Author Aquarius Rising Posted January 24, 2008 Author Posted January 24, 2008 If you really want to heal and get over the exMM, seek one on one counselling. Appreciate what you have in your husband and hopefully together you two can find that place of true and honest love again...But, it has to start from you and that means you completely letting go of the exMM in everyway. And, no more contact with him ever again. You are absolutely right.
Cobra_X30 Posted January 24, 2008 Posted January 24, 2008 Thankyou Cobra X30. Since joining this forum yesterday I have quickly (miraculously) come to see the OM in a different light. You are right and I have already begun refocusing my energies back to my H and children and will continue to. Thanks again. I'm super glad! Look, lots of people mess up! Not all of them get second chances. Don't expect this to heal overnight. It's going to be super helpful to read through some of the threads from the guys who's wives had affairs. It may give you insight into how your H is feeling, and what he needs from you. Also... We both know that your H isnt the perfect guy. Make sure at some point that he starts being more of the man you need! Otherwise your just going to wind up staying with him just out of guilt.
Author Aquarius Rising Posted January 24, 2008 Author Posted January 24, 2008 Please read these two lines, now that I've put them right next to each other, and think about what this guy was really all about from the very beginning. You said he was flirting with all the women and buying them all drinks. He probably would have f'd any one of them. I'm not saying you're not a special woman, but you really need to put this guy in perspective and see him for what he really is. A cheating POS who will hurt his wife over and over and over. Well said. Hard to accept, but no doubt the truth. Thanks sameoldcrap.
Author Aquarius Rising Posted January 24, 2008 Author Posted January 24, 2008 I'm super glad! Look, lots of people mess up! Not all of them get second chances. Don't expect this to heal overnight. It's going to be super helpful to read through some of the threads from the guys who's wives had affairs. It may give you insight into how your H is feeling, and what he needs from you. Also... We both know that your H isnt the perfect guy. Make sure at some point that he starts being more of the man you need! Otherwise your just going to wind up staying with him just out of guilt. I will do that. This forum is invaluable. It feels like speaking to the universe and getting answered. I do believe in Karma, and I know that I have seriously disturbed mine as a result of this A. But I also think that the people that I am hearing from on this forum, I was meant to hear from (karmically speaking). Thanks once again.

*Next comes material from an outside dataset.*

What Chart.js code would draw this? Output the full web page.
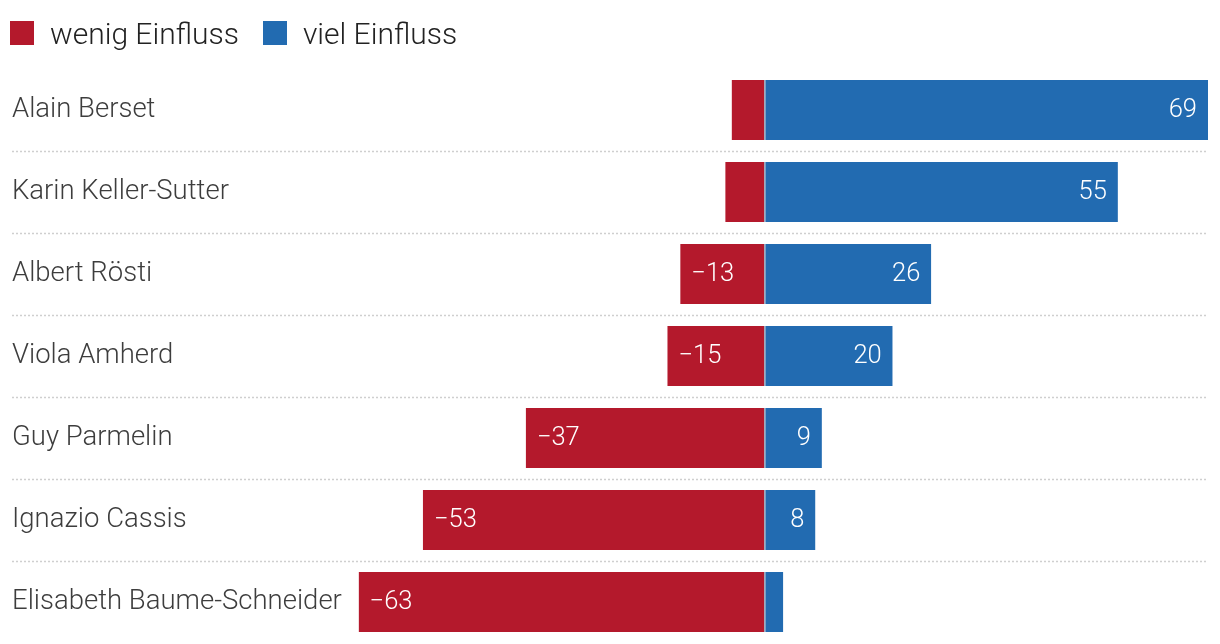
<!DOCTYPE html>
<html lang="de">
<head>
<meta charset="utf-8">
<title>Einfluss Bundesrat</title>
<script src="https://cdn.jsdelivr.net/npm/chart.js@4/dist/chart.umd.min.js"></script>
<style>
  html, body { margin:0; padding:0; background:#fff; }
  #wrap { position:relative; width:1220px; height:644px; }
  #legend { position:absolute; left:10px; top:21px; display:flex; align-items:center;
            font-family:Roboto, 'Open Sans', sans-serif; font-weight:300; font-size:30px; color:#222; }
  #legend .item { display:flex; align-items:center; margin-right:24px; height:24px; }
  #legend .box { width:24px; height:24px; margin-right:16px; }
</style>
</head>
<body>
<div id="wrap"><canvas id="chart"></canvas><div id="legend"></div></div>
<script>
// --- Daten ---
const names = ["Alain Berset","Karin Keller-Sutter","Albert Rösti","Viola Amherd","Guy Parmelin","Ignazio Cassis","Elisabeth Baume-Schneider"];
const wenig = [-5,-6,-13,-15,-37,-53,-63];
const viel  = [69,55,26,20,9,8,3];
const seriesLabels = ["wenig Einfluss","viel Einfluss"];

const RED = "#b4192c", BLUE = "#226bb1";
const FONT = "Roboto, 'Open Sans', sans-serif";

function fmtVal(v){
  return v < 0 ? "\u2212" + Math.abs(v) : String(v);
}

// gepunktete Trennlinien zwischen den Zeilen
const rowSeparators = {
  id: "rowSeparators",
  beforeDatasetsDraw(chart){
    const y = chart.scales.y, ctx = chart.ctx, area = chart.chartArea;
    ctx.save();
    ctx.strokeStyle = "#cfcfcf";
    ctx.lineWidth = 1.5;
    ctx.setLineDash([2,2]);
    for(let i=0;i<names.length-1;i++){
      const py = Math.round((y.getPixelForTick(i)+y.getPixelForTick(i+1))/2) + 0.5;
      ctx.beginPath();
      ctx.moveTo(y.left, py);
      ctx.lineTo(area.right, py);
      ctx.stroke();
    }
    ctx.restore();
  }
};

// Werte in den Balken (kleine Werte ohne Beschriftung)
const barValues = {
  id: "barValues",
  afterDatasetsDraw(chart){
    const ctx = chart.ctx;
    ctx.save();
    ctx.font = "300 25.5px " + FONT;
    ctx.fillStyle = "#fff";
    ctx.textBaseline = "middle";
    chart.data.datasets.forEach((ds, di)=>{
      const meta = chart.getDatasetMeta(di);
      meta.data.forEach((bar, i)=>{
        const v = ds.data[i];
        if(Math.abs(v) < 8) return;
        if(v < 0){
          ctx.textAlign = "left";
          ctx.fillText(fmtVal(v), bar.x + 11, bar.y + 1);
        }else{
          ctx.textAlign = "right";
          ctx.fillText(fmtVal(v), bar.x - 11, bar.y + 1);
        }
      });
    });
    ctx.restore();
  }
};

const chart = new Chart(document.getElementById("chart"), {
  type: "bar",
  data: {
    labels: names,
    datasets: [
      { label: seriesLabels[0], data: wenig, backgroundColor: RED,
        categoryPercentage: 1, barPercentage: 0.732, borderWidth: 0 },
      { label: seriesLabels[1], data: viel, backgroundColor: BLUE,
        categoryPercentage: 1, barPercentage: 0.732,
        borderColor: "#a3a9ba", borderSkipped: false,
        borderWidth: { left: 1.5, top: 0, right: 0, bottom: 0 } },
    ],
  },
  options: {
    indexAxis: "y",
    responsive: true,
    maintainAspectRatio: false,
    animation: false,
    layout: { padding: { left: 12, right: 12, top: 69, bottom: 1 } },
    plugins: {
      tooltip: { enabled: false },
      legend: { display: false },
    },
    scales: {
      x: {
        display: false,
        stacked: true,
        min: -63, max: 69,
      },
      y: {
        stacked: true,
        grid: { display: false },
        border: { display: false },
        afterFit(s){
          s.width = 346.6;
          s.paddingTop = 0;
          s.paddingBottom = 0;
        },
        ticks: {
          crossAlign: "far",
          color: "#3d3d3d",
          padding: 0,
          font: { family: FONT, size: 27.5, weight: "300" },
        },
      },
    },
  },
  plugins: [rowSeparators, barValues],
});

// Legende
const legendEl = document.getElementById("legend");
chart.data.datasets.forEach(ds=>{
  const item = document.createElement("div");
  item.className = "item";
  item.innerHTML = `<span class="box" style="background:${ds.backgroundColor}"></span><span>${ds.label}</span>`;
  legendEl.appendChild(item);
});
</script>
</body>
</html>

BetrayedMM Posted January 24, 2008 Posted January 24, 2008 It warms my heart to see a cheater 'get it' so thoroughly and quickly. You are on the right track, doing the right thing the right way. Yes, you screwed up, and there is no excuse for what you have done, but even before coming here for advice (I hope you don't actually get support, but there are those who really do support infidelity) you did the right thing, although to be fair it was only because you were forced to. The only thing I would add to the advice you have gotten is this- there is something inside you that is messed up enough to allow you to do this. Perhaps seek IC. Sounds like insecurity to me. I would actively work on that if I were you. Realize that you don't need the attention of random men to validate you. Know that that sex certainly was not 'making love'. Yeah, you enjoyed it, but calling it that is only an attempt to make something legitimate out of it. I know you don't want to feel 'dirty', but if you keep telling yourself how 'beautiful' it was, well... you see where I'm going with this...
Author Aquarius Rising Posted February 15, 2008 Author Posted February 15, 2008 I know it's been a while since I received your post, but I have thought about your words almost daily over the past few weeks. I just wanted to say another thank-you for sharing your thoughts with me. Your post has really changed my reality in a way I didn't think was possible. I owe part of my slow recovery to you. God Bless.